SPARKS Review: More Coverage From The 2026 SXSW Film & TV Festival!

Introduction

This was the first feature I caught at SXSW this year, and going in, I’ll admit I had tempered expectations. It’s always a bit of a gamble walking into a debut film from a first-time director. Sometimes you get flashes of promise, sometimes you get something that feels like a rough draft. Well, I was completely wrong to hedge my bets here. Fergus Campbell’s first feature is not just promising, it’s genuinely impressive. Sparks feels like discovering an early film from Wes Anderson, mixed with just enough John Hughes to ground it in something emotionally real.

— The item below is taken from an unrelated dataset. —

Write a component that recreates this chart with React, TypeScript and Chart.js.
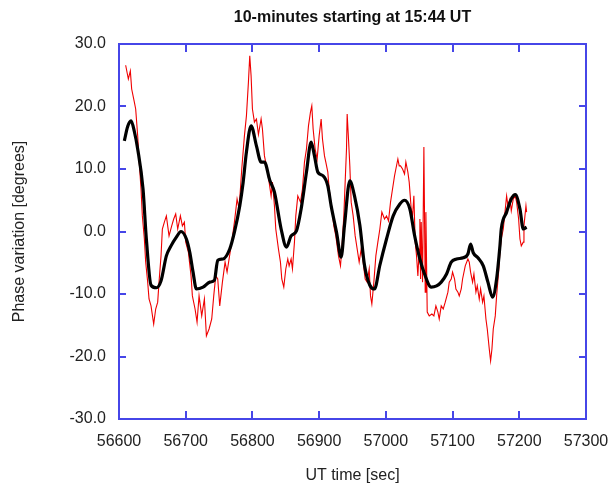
import React, { useEffect, useRef } from 'react';
import { Chart, registerables } from 'chart.js';

Chart.register(...registerables);

const TITLE = '10-minutes starting at 15:44 UT';
const X_LABEL = 'UT time [sec]';
const Y_LABEL = 'Phase variation [degrees]';

const xTicks = [56600, 56700, 56800, 56900, 57000, 57100, 57200, 57300];
const yTicks = [-30, -20, -10, 0, 10, 20, 30];

// raw phase (red)
const rawTime = [
  56610, 56614, 56617, 56619, 56623, 56625, 56628, 56630, 56633, 56635,
  56638, 56640, 56643, 56645, 56648, 56652, 56655, 56658, 56660, 56663,
  56665, 56668, 56671, 56675, 56679, 56682, 56685, 56688, 56692, 56695,
  56698, 56700, 56704, 56708, 56710, 56714, 56717, 56720, 56724, 56728,
  56731, 56735, 56739, 56742, 56745, 56748, 56751, 56755, 56759, 56762,
  56765, 56769, 56773, 56777, 56780, 56784, 56788, 56791, 56794, 56796,
  56798, 56800, 56803, 56806, 56809, 56813, 56815, 56818, 56822, 56825,
  56828, 56830, 56833, 56835, 56839, 56842, 56844, 56847, 56850, 56853,
  56855, 56858, 56860, 56863, 56865, 56868, 56872, 56875, 56878, 56881,
  56884, 56887, 56889, 56891, 56894, 56897, 56900, 56903, 56905, 56908,
  56910, 56913, 56915, 56919, 56922, 56925, 56929, 56932, 56934, 56937,
  56939, 56941, 56942, 56944, 56946, 56948, 56951, 56954, 56957, 56960,
  56963, 56966, 56969, 56972, 56975, 56977, 56979, 56982, 56985, 56988,
  56991, 56994, 56998, 57001, 57004, 57007, 57010, 57013, 57015, 57018,
  57020, 57022, 57025, 57028, 57030, 57033, 57035, 57038, 57040, 57042,
  57044, 57046, 57048, 57050, 57051, 57052, 57053, 57055, 57057, 57059,
  57060, 57062, 57065, 57069, 57072, 57075, 57078, 57080, 57083, 57086,
  57089, 57093, 57095, 57098, 57100, 57103, 57105, 57108, 57110, 57113,
  57115, 57119, 57123, 57125, 57127, 57130, 57132, 57135, 57137, 57140,
  57142, 57145, 57147, 57150, 57152, 57155, 57157, 57159, 57161, 57164,
  57166, 57169, 57171, 57173, 57176, 57178, 57181, 57183, 57186, 57188,
  57191, 57194, 57196, 57199, 57201, 57203, 57206, 57207, 57210, 57211,
];
const rawPhase = [
  26.6, 24.4, 25.7, 22.8, 20.7, 19.6, 15.3, 11.6, 6.8, 2.5,
  -1.2, -4.9, -8.1, -10.8, -11.9, -14.8, -12.4, -11.3, -8.1, -3.9,
  0.4, 1.5, 2.5, -0.7, 0.9, 2.0, 2.8, 0.4, 2.5, 0.9,
  1.5, -1.7, -3.3, -7.1, -10.3, -12.4, -14.5, -10.3, -13.5, -10.8,
  -16.7, -15.6, -14.0, -10.3, -7.1, -7.6, -11.9, -8.1, -4.9, -6.5,
  -4.4, -1.7, 1.5, 5.2, 3.6, 10.0, 15.3, 18.5, 23.9, 28.1,
  24.9, 19.6, 17.5, 18.0, 15.5, 18.0, 16.4, 12.1, 10.0, 7.9,
  5.7, 7.9, 4.1, 0.4, -2.8, -4.9, -7.6, -8.9, -6.0, -4.4,
  -5.5, -4.4, -6.0, -1.7, 2.5, 5.7, 4.7, 6.8, 11.1, 13.2,
  16.9, 19.1, 20.1, 16.4, 13.2, 11.6, 15.3, 18.0, 14.8, 12.1,
  11.1, 9.5, 6.8, 3.6, 0.9, -0.7, -3.9, -5.5, -2.8, 2.5,
  7.9, 13.2, 18.8, 14.8, 10.5, 4.7, 2.5, -0.7, -2.8, -4.9,
  -2.8, -4.9, -7.6, -8.1, -6.0, -10.3, -11.6, -8.1, -3.9, -1.7,
  0.4, 3.1, 2.0, 2.5, 1.7, 4.7, 6.8, 8.9, 10.0, 11.6,
  10.5, 10.5, 10.0, 9.2, 11.1, 9.5, 7.9, 3.6, 2.5, 5.7,
  -1.7, -3.9, -7.1, -2.8, 2.0, -7.6, 1.5, -8.1, 13.5, -9.7,
  3.1, -12.9, -13.5, -13.2, -13.5, -11.9, -12.9, -14.0, -11.9, -12.4,
  -11.3, -9.7, -8.1, -7.6, -6.5, -7.6, -9.2, -9.7, -10.3, -9.2,
  -7.6, -5.5, -4.4, -4.9, -6.5, -8.1, -6.8, -9.7, -8.7, -10.8,
  -9.2, -11.3, -10.3, -14.0, -15.6, -18.8, -20.7, -18.8, -15.6, -13.5,
  -10.3, -6.5, -3.3, -1.2, 0.4, 2.5, 5.7, 4.1, 5.2, 3.3,
  5.2, 5.7, 4.7, 2.0, -1.2, -2.3, -1.7, 0.9, 4.1, 3.1,
];

// smoothed phase (black)
const smoothTime = [
  56608, 56613, 56618, 56623, 56628, 56636, 56641, 56648, 56656, 56663,
  56671, 56678, 56686, 56693, 56701, 56706, 56711, 56716, 56726, 56736,
  56743, 56748, 56756, 56766, 56773, 56781, 56786, 56791, 56798, 56806,
  56813, 56818, 56826, 56833, 56843, 56851, 56858, 56866, 56873, 56881,
  56888, 56893, 56898, 56906, 56913, 56918, 56926, 56933, 56938, 56946,
  56953, 56961, 56968, 56976, 56983, 56991, 57001, 57011, 57021, 57028,
  57036, 57043, 57051, 57058, 57068, 57076, 57083, 57091, 57098, 57106,
  57116, 57123, 57127, 57131, 57138, 57146, 57153, 57160, 57166, 57171,
  57173, 57181, 57188, 57194, 57201, 57206, 57211,
];
const smoothPhase = [
  14.5, 16.8, 17.7, 16.0, 13.2, 6.8, -1.2, -8.6, -9.0, -7.9,
  -3.9, -2.3, -0.9, 0.0, -1.2, -3.3, -6.5, -9.2, -8.9, -8.1,
  -7.8, -4.6, -4.4, -2.8, -0.1, 4.1, 7.8, 12.7, 16.9, 13.7,
  11.1, 11.1, 8.2, 6.3, 0.4, -2.5, -0.7, 0.1, 3.6, 9.5,
  14.3, 12.1, 9.5, 8.9, 7.3, 4.1, -0.1, -4.1, 1.0, 8.1,
  5.7, 1.0, -5.4, -8.6, -9.2, -5.4, -1.2, 2.5, 4.4, 5.0,
  3.6, -0.6, -4.4, -6.8, -8.9, -8.7, -8.1, -6.8, -4.9, -4.4,
  -4.2, -3.6, -2.0, -3.4, -4.2, -5.5, -8.1, -10.5, -7.6, -2.3,
  0.4, 3.1, 5.2, 5.9, 3.6, 0.4, 0.7,
];

const AXIS_BLUE = '#4646e8';
const TEXT_COLOR = '#222222';
const FONT = "'Liberation Sans', Arial, Helvetica, sans-serif";

const frameTicks = {
  id: 'frameTicks',
  afterDatasetsDraw(chart: any) {
    const { ctx, chartArea: ca, scales } = chart;
    ctx.save();
    ctx.strokeStyle = AXIS_BLUE;
    ctx.lineWidth = 2;
    ctx.beginPath();
    for (const v of xTicks) {
      const px = Math.round(scales.x.getPixelForValue(v));
      ctx.moveTo(px, ca.bottom);
      ctx.lineTo(px, ca.bottom - 8);
      ctx.moveTo(px, ca.top);
      ctx.lineTo(px, ca.top + 8);
    }
    for (const v of yTicks) {
      const py = Math.round(scales.y.getPixelForValue(v));
      ctx.moveTo(ca.left, py);
      ctx.lineTo(ca.left + 7, py);
      ctx.moveTo(ca.right, py);
      ctx.lineTo(ca.right - 7, py);
    }
    ctx.stroke();
    ctx.restore();
  },
  afterDraw(chart: any) {
    const { ctx, chartArea: ca } = chart;
    ctx.save();
    ctx.font = `bold 16px ${FONT}`;
    ctx.fillStyle = '#111111';
    ctx.textAlign = 'center';
    ctx.textBaseline = 'middle';
    ctx.fillText(TITLE, (ca.left + ca.right) / 2, 18);
    ctx.restore();
  },
};

export default function App() {
  const canvasRef = useRef<HTMLCanvasElement | null>(null);

  useEffect(() => {
    const canvas = canvasRef.current;
    if (!canvas) return;
    const tickFont = { family: FONT, size: 16 };
    const chart = new Chart(canvas, {
      type: 'line',
      data: {
        datasets: [
          {
            label: 'smoothed',
            data: smoothTime.map((t, i) => ({ x: t, y: smoothPhase[i] })),
            borderColor: '#000000',
            borderWidth: 3.2,
            pointRadius: 0,
            cubicInterpolationMode: 'monotone',
            xAxisID: 'x',
            yAxisID: 'y',
          },
          {
            label: 'raw',
            data: rawTime.map((t, i) => ({ x: t, y: rawPhase[i] })),
            borderColor: '#f00000',
            borderWidth: 1.1,
            pointRadius: 0,
            tension: 0,
            xAxisID: 'x',
            yAxisID: 'y',
          },
        ],
      },
      options: {
        responsive: false,
        animation: false,
        devicePixelRatio: 1,
        layout: { padding: 0 },
        plugins: {
          legend: { display: false },
          title: { display: false },
          tooltip: { enabled: false },
        },
        scales: {
          x: {
            type: 'linear',
            position: 'bottom',
            min: 56600,
            max: 57300,
            afterBuildTicks: (s: any) => {
              s.ticks = xTicks.map((v) => ({ value: v }));
            },
            ticks: {
              autoSkip: false,
              maxRotation: 0,
              padding: 13,
              color: TEXT_COLOR,
              font: tickFont,
              callback: (v: any) => String(v),
            },
            grid: { display: false, drawTicks: false },
            border: { display: true, color: AXIS_BLUE, width: 2 },
            title: {
              display: true,
              text: X_LABEL,
              color: TEXT_COLOR,
              font: tickFont,
              padding: { top: 0, bottom: 0 },
            },
            afterFit: (s: any) => {
              s.height = 66;
              s.paddingLeft = 0;
              s.paddingRight = 0;
            },
          },
          xTop: {
            type: 'linear',
            axis: 'x',
            position: 'top',
            min: 56600,
            max: 57300,
            ticks: { display: false },
            grid: { display: false, drawTicks: false },
            border: { display: true, color: AXIS_BLUE, width: 2 },
            afterFit: (s: any) => {
              s.height = 44;
              s.paddingLeft = 0;
              s.paddingRight = 0;
            },
          },
          y: {
            type: 'linear',
            position: 'left',
            min: -30,
            max: 30,
            afterBuildTicks: (s: any) => {
              s.ticks = yTicks.map((v) => ({ value: v }));
            },
            ticks: {
              autoSkip: false,
              padding: 13,
              color: TEXT_COLOR,
              font: tickFont,
              callback: (v: any) => Number(v).toFixed(1),
            },
            grid: { display: false, drawTicks: false },
            border: { display: true, color: AXIS_BLUE, width: 2 },
            title: {
              display: true,
              text: Y_LABEL,
              color: TEXT_COLOR,
              font: tickFont,
              padding: { top: 10, bottom: 0 },
            },
            afterFit: (s: any) => {
              s.width = 119;
              s.paddingTop = 0;
              s.paddingBottom = 0;
            },
          },
          yRight: {
            type: 'linear',
            axis: 'y',
            position: 'right',
            min: -30,
            max: 30,
            ticks: { display: false },
            grid: { display: false, drawTicks: false },
            border: { display: true, color: AXIS_BLUE, width: 2 },
            afterFit: (s: any) => {
              s.width = 27;
              s.paddingTop = 0;
              s.paddingBottom = 0;
            },
          },
        },
      },
      plugins: [frameTicks],
    } as any);
    return () => chart.destroy();
  }, []);

  return (
    <div
      style={{
        position: 'fixed',
        left: 0,
        top: 0,
        width: 613,
        height: 485,
        background: '#ffffff',
      }}
    >
      <canvas ref={canvasRef} width={613} height={485} style={{ display: 'block' }} />
    </div>
  );
}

It has whimsy, a little weirdness, and a whole lot of heart.

Synopsis

Sparks is set in the small Nevada town of the same name, where a group of local kids gathers around a reservoir they believe is a portal through time. Once a month, they meet, perform a ritual, and ask to be sent somewhere else, some other time. It’s the kind of imaginative, slightly oddball tradition that feels completely authentic to being young. Kids create their own mythology, their own rules, their own sense of wonder, and Campbell captures that beautifully.

Sparks
Elsie Fisher stars in “Sparks” (2026). Photo courtesy of SXSW/Build Week Productions.

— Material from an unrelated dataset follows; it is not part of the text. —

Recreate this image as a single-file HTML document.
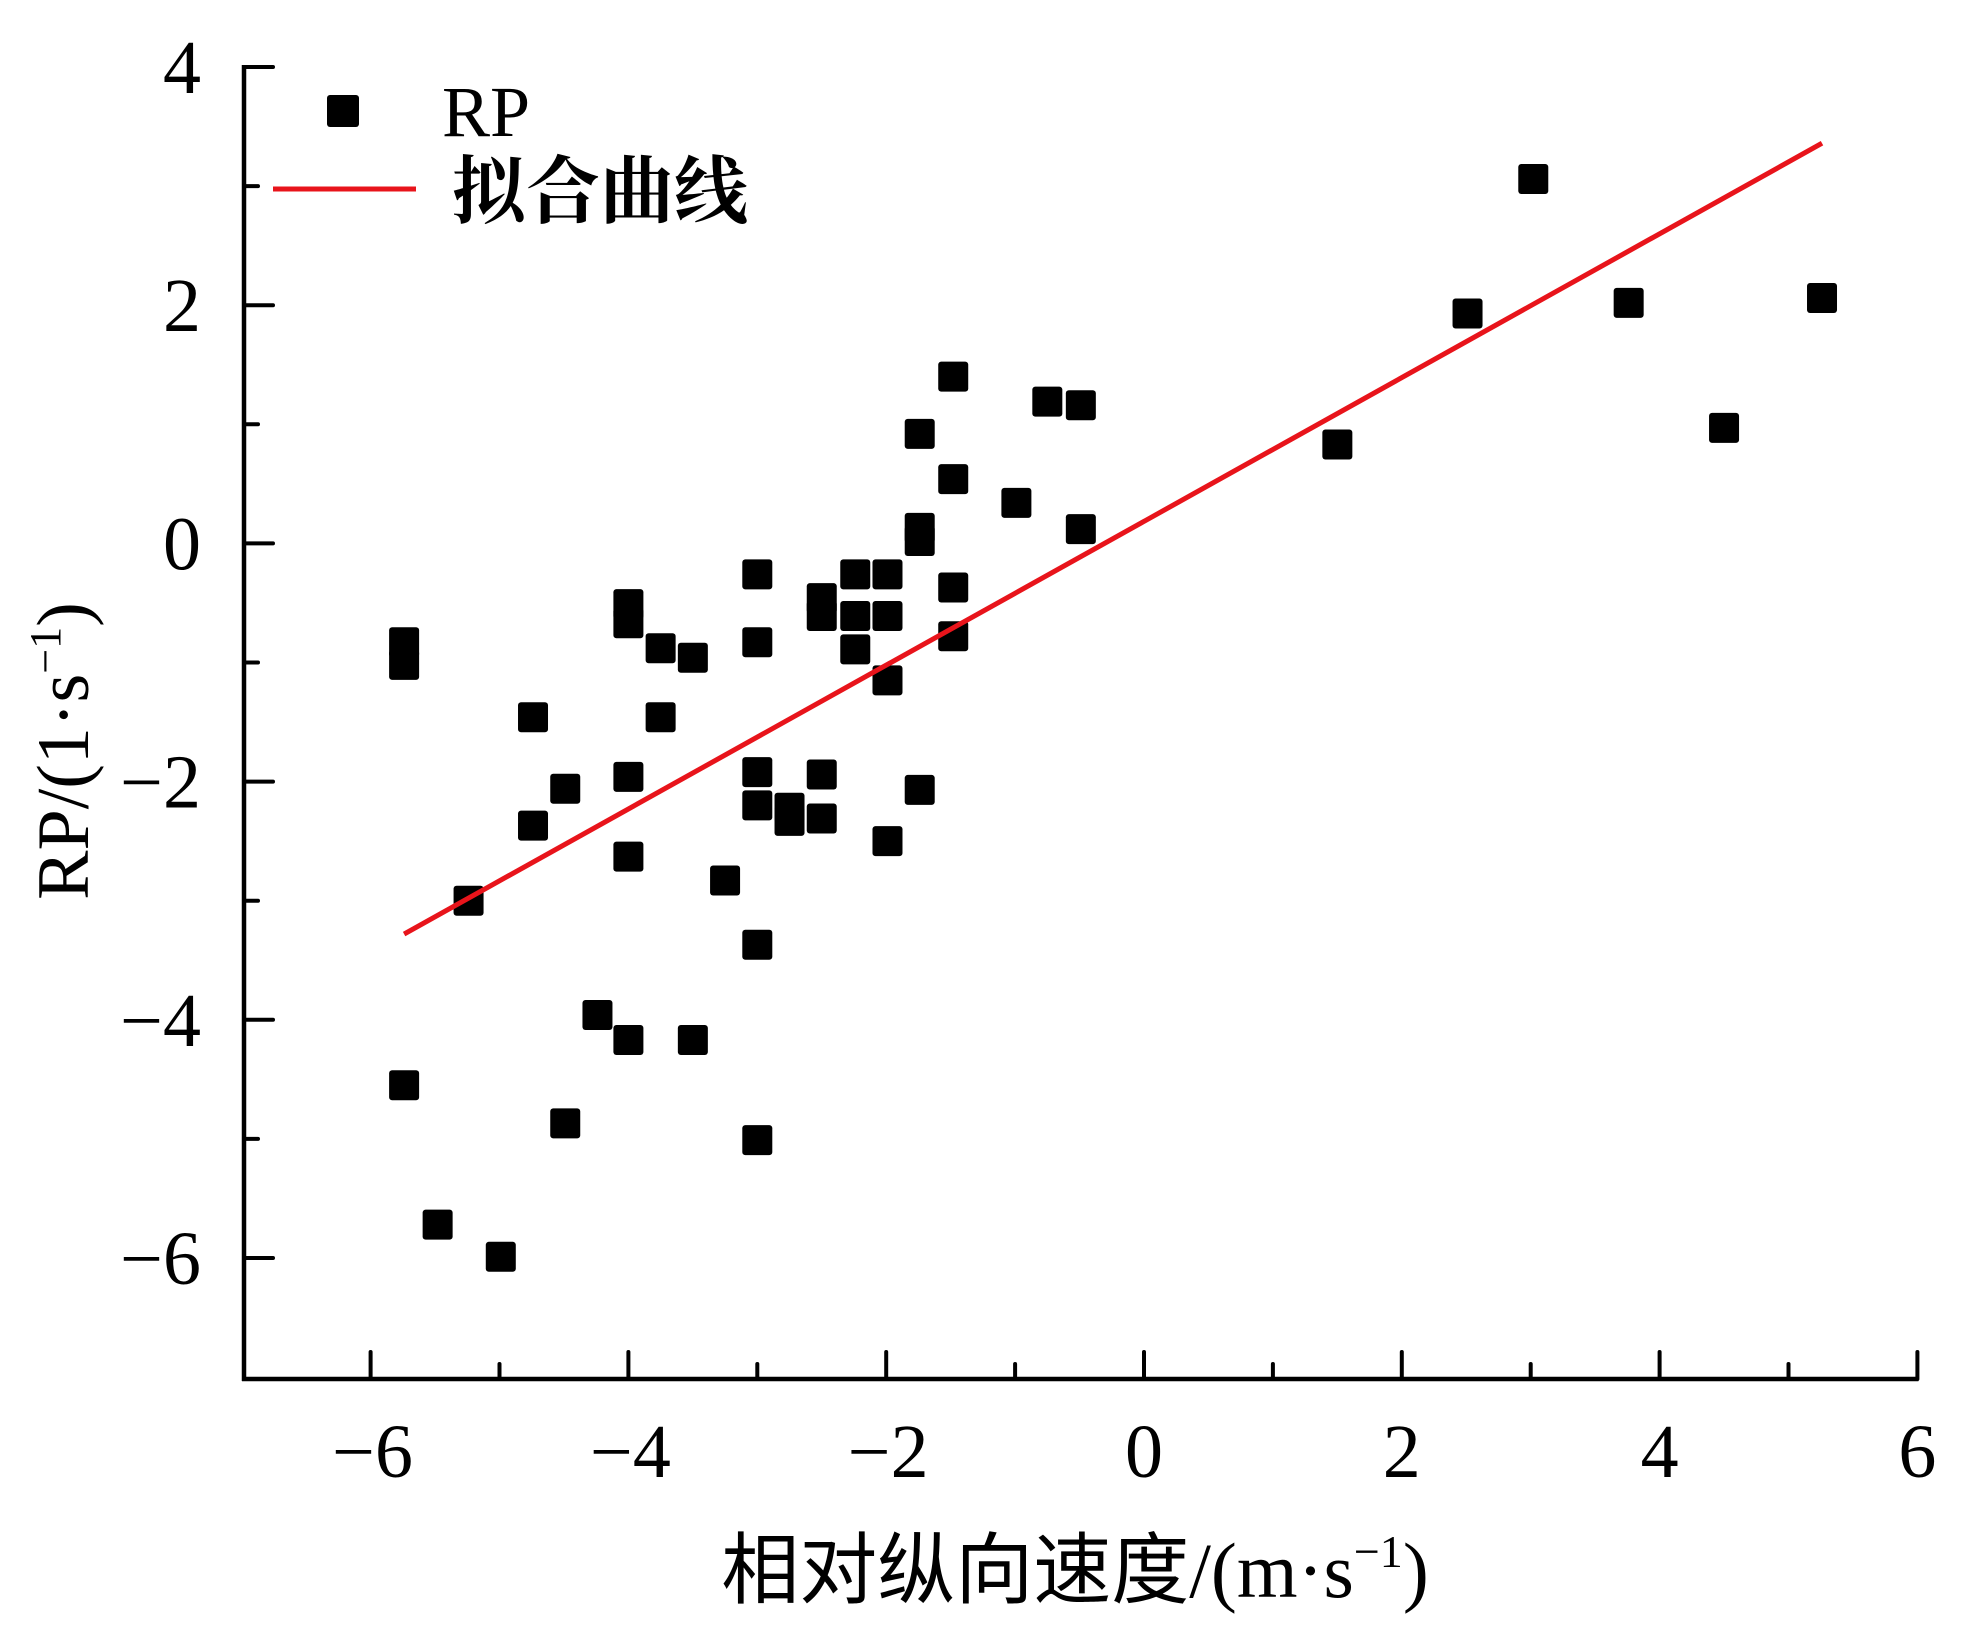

Their central hangout is an old drive-in, which becomes more than just a location. It’s their clubhouse, their stage, their escape. Things shift when two newcomers, Cleo and Odette, arrive in town and are absorbed into the group. Cleo, in particular, becomes the gravitational center of the story. She’s at odds with the world around her, driven by a kind of restless energy and a very specific obsession with Godard films, French cinema, and the idea of Paris in the early 1960s. She’s a bit of an alpha personality, and before long she’s steering the group’s adventures, whether they realize it or not.

Discussion

My description probably makes the film sound smaller than it is. This is more than just a quirky premise. Sparks is a coming-of-age story that feels lived-in and genuine. Campbell writes these kids with a level of care that makes them feel like real people instead of movie characters. Their dialogue is sharp, funny, and just offbeat enough to feel specific without becoming artificial. There’s a looseness to their interactions that works in the film’s favor, and it makes sense to learn that many of the actors were friends of Campbell’s, essentially playing versions of themselves.

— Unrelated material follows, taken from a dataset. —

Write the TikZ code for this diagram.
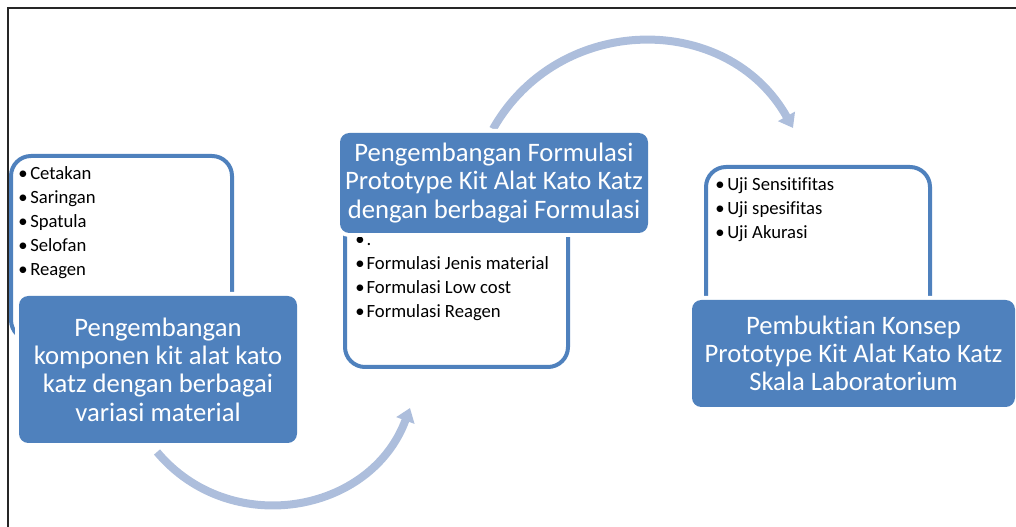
\documentclass[tikz,border=0pt]{standalone}
\usepackage{fontspec}
\setmainfont{Carlito}[Ligatures=CommonOff]
\usetikzlibrary{arrows.meta}
\definecolor{mblue}{RGB}{79,129,189}
\definecolor{arcblue}{RGB}{173,190,220}
\definecolor{framegray}{RGB}{38,38,38}
\begin{document}
\begin{tikzpicture}[x=0.75pt,y=0.75pt,
  titlebox/.style={fill=mblue, rounded corners=7pt, preaction={draw=white, line width=6pt},
    text=white, align=center, font=\fontsize{20}{21.2}\selectfont, inner sep=0pt},
  listbox/.style={draw=mblue, fill=white, line width=3pt, rounded corners=15pt, inner sep=0pt},
  bul/.style={anchor=base west, inner sep=0pt, font=\fontsize{14}{18}\selectfont},
  arcarrow/.style={draw=arcblue, line width=6pt, -{Triangle[width=14pt,length=10pt]}},
  frameline/.style={draw=framegray, line width=1.5pt}]
\useasboundingbox (0,0) rectangle (1016,527);

% arc arrows
\coordinate (a1s) at (157,75);
\coordinate (a1e) at (410,119);
\coordinate (a2s) at (493,398);
\coordinate (a2e) at (793,399);
\draw[arcarrow] (a1s) to[out=310, in=249.7, looseness=1.13] (a1e);
\draw[arcarrow] (a2s) to[out=60.5, in=119.3, looseness=1.14] (a2e);

% list boxes
\node[listbox, minimum width=165.75pt, minimum height=138pt] (lb1) at (121.5,279) {};
\node[listbox, minimum width=167.25pt, minimum height=125.25pt] (lb2) at (456.5,243.5) {};
\node[listbox, minimum width=168pt, minimum height=129.75pt] (lb3) at (818,273.5) {};

% bullet texts
\foreach \t [count=\i] in {Cetakan,Saringan,Spatula,Selofan,Reagen}
  \node[bul] (b1\i) at (18,{347-24*(\i-1)}) {\makebox[9pt][l]{•}\t};
\foreach \t [count=\i] in {.,Formulasi Jenis material,Formulasi Low cost,Formulasi Reagen}
  \node[bul] (b2\i) at (355,{281-24*(\i-1)}) {\makebox[8.5pt][l]{•}\t};
\foreach \t [count=\i] in {Uji Sensitifitas,Uji spesifitas,Uji Akurasi}
  \node[bul] (b3\i) at (715,{336-24*(\i-1)}) {\makebox[9pt][l]{•}\t};

% title boxes
\node[titlebox, minimum width=208.5pt, minimum height=110.25pt] (t1) at (158,157.5)
  {Pengembangan\\komponen kit alat kato\\katz dengan berbagai\\variasi material};
\node[titlebox, minimum width=231pt, minimum height=75pt] (t2) at (494,344)
  {Pengembangan Formulasi\\Prototype Kit Alat Kato Katz\\dengan berbagai Formulasi};
\node[titlebox, minimum width=242.25pt, minimum height=80.25pt] (t3) at (853.5,173.5)
  {Pembuktian Konsep\\Prototype Kit Alat Kato Katz\\Skala Laboratorium};

% frame
\coordinate (f1) at (8,0);
\coordinate (f2) at (8,519);
\coordinate (f3) at (1016,519);
\draw[frameline] (f1) -- (f2) -- (f3);
\end{tikzpicture}
\end{document}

Elsie Fisher, as Cleo, is the standout. She brings an awkward intensity to the role that perfectly captures that in-between stage of growing up, where you’re figuring out who you are while also trying to impose that identity on the world around you. Her fixation on French cinema could have come off as a gimmick, but instead it becomes a defining trait that shapes how she sees everything. It’s a smart, layered performance that anchors the film.

What’s even more surprising is just how polished the film feels for a debut. The cinematography by Keldon Duane-McGlashan is stunning. The Nevada desert is not just a backdrop, it’s a character in its own right. Wide shots of distant mountains and open sky give the film a sense of space and possibility, while the reservoir and the drive-in create pockets of intimacy within that vastness. There’s a contrast between the emptiness of the landscape and the fullness of the kids’ inner worlds that really works.
Sparks
“Sparks” (2026). Photo courtesy of SXSW/Build Week Productions.

Conclusion

More than anything, Sparks succeeds because of its heart. It’s sweet without being overly sentimental, funny without forcing the humor, and thoughtful without becoming heavy- handed. It understands that growing up is messy and strange and often a little magical. That balance is not easy to pull off, especially in a first film.

I do wonder where this film will ultimately land. A wide theatrical release might be a tough sell in today’s market, where smaller, character-driven films often struggle to find footing. At the same time, dropping it quietly onto a streaming platform risks it getting lost in the shuffle. That would be a shame, because this is exactly the kind of film that deserves to be discovered and talked about.

I really loved Sparks. It’s the kind of debut that makes you pay attention to a filmmaker moving forward. If this is what Fergus Campbell can do on his first try, I’m genuinely excited to see what comes next. More importantly, I hope this film finds its audience. It deserves it.